= WRITTEN REQUEST =
Quote the listing in full, exactly as given, minus any pictures.
(begin)
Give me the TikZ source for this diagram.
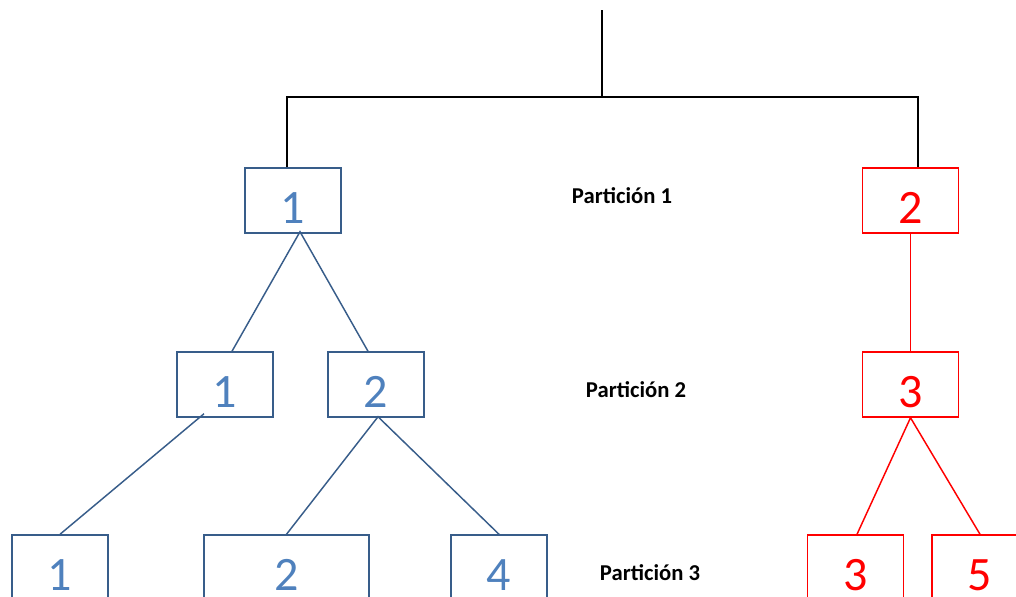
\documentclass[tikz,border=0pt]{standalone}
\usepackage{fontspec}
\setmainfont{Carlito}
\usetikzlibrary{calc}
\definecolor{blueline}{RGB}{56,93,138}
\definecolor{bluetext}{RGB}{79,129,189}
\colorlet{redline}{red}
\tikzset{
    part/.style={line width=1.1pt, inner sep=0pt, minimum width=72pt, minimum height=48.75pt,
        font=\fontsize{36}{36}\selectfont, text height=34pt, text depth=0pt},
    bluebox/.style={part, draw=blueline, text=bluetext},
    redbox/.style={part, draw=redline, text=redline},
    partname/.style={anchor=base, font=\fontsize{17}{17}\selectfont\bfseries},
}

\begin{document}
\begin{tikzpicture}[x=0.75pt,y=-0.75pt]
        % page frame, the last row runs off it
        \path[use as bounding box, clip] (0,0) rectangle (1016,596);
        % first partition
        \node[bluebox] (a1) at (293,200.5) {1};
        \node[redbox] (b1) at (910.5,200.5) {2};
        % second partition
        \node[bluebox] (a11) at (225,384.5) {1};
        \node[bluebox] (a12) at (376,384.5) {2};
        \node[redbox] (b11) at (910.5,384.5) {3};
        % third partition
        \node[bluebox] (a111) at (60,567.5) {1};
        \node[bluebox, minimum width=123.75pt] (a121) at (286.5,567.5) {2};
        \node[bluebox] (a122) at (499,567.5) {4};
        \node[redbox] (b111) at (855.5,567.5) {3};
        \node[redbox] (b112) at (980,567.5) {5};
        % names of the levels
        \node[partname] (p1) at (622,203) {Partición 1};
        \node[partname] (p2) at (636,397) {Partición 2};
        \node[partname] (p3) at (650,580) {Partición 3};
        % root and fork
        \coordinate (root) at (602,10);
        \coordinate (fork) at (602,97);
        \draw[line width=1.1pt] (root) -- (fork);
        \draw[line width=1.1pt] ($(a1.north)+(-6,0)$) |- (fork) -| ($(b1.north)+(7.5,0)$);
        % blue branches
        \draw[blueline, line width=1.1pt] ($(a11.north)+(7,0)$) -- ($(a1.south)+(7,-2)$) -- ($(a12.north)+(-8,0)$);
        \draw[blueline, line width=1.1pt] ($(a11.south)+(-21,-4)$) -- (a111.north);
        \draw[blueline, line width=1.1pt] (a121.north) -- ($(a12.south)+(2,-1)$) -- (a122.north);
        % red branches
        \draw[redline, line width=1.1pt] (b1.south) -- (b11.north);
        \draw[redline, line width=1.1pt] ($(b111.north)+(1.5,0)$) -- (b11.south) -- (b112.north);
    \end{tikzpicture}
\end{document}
(end)
= EXPECTED OUTPUT =
Give me the TikZ source for this diagram.
\documentclass[tikz,border=0pt]{standalone}
\usepackage{fontspec}
\setmainfont{Carlito}
\usetikzlibrary{calc}
\definecolor{blueline}{RGB}{56,93,138}
\definecolor{bluetext}{RGB}{79,129,189}
\colorlet{redline}{red}
\tikzset{
    part/.style={line width=1.1pt, inner sep=0pt, minimum width=72pt, minimum height=48.75pt,
        font=\fontsize{36}{36}\selectfont, text height=34pt, text depth=0pt},
    bluebox/.style={part, draw=blueline, text=bluetext},
    redbox/.style={part, draw=redline, text=redline},
    partname/.style={anchor=base, font=\fontsize{17}{17}\selectfont\bfseries},
}

\begin{document}
\begin{tikzpicture}[x=0.75pt,y=-0.75pt]
        % page frame, the last row runs off it
        \path[use as bounding box, clip] (0,0) rectangle (1016,596);
        % first partition
        \node[bluebox] (a1) at (293,200.5) {1};
        \node[redbox] (b1) at (910.5,200.5) {2};
        % second partition
        \node[bluebox] (a11) at (225,384.5) {1};
        \node[bluebox] (a12) at (376,384.5) {2};
        \node[redbox] (b11) at (910.5,384.5) {3};
        % third partition
        \node[bluebox] (a111) at (60,567.5) {1};
        \node[bluebox, minimum width=123.75pt] (a121) at (286.5,567.5) {2};
        \node[bluebox] (a122) at (499,567.5) {4};
        \node[redbox] (b111) at (855.5,567.5) {3};
        \node[redbox] (b112) at (980,567.5) {5};
        % names of the levels
        \node[partname] (p1) at (622,203) {Partición 1};
        \node[partname] (p2) at (636,397) {Partición 2};
        \node[partname] (p3) at (650,580) {Partición 3};
        % root and fork
        \coordinate (root) at (602,10);
        \coordinate (fork) at (602,97);
        \draw[line width=1.1pt] (root) -- (fork);
        \draw[line width=1.1pt] ($(a1.north)+(-6,0)$) |- (fork) -| ($(b1.north)+(7.5,0)$);
        % blue branches
        \draw[blueline, line width=1.1pt] ($(a11.north)+(7,0)$) -- ($(a1.south)+(7,-2)$) -- ($(a12.north)+(-8,0)$);
        \draw[blueline, line width=1.1pt] ($(a11.south)+(-21,-4)$) -- (a111.north);
        \draw[blueline, line width=1.1pt] (a121.north) -- ($(a12.south)+(2,-1)$) -- (a122.north);
        % red branches
        \draw[redline, line width=1.1pt] (b1.south) -- (b11.north);
        \draw[redline, line width=1.1pt] ($(b111.north)+(1.5,0)$) -- (b11.south) -- (b112.north);
    \end{tikzpicture}
\end{document}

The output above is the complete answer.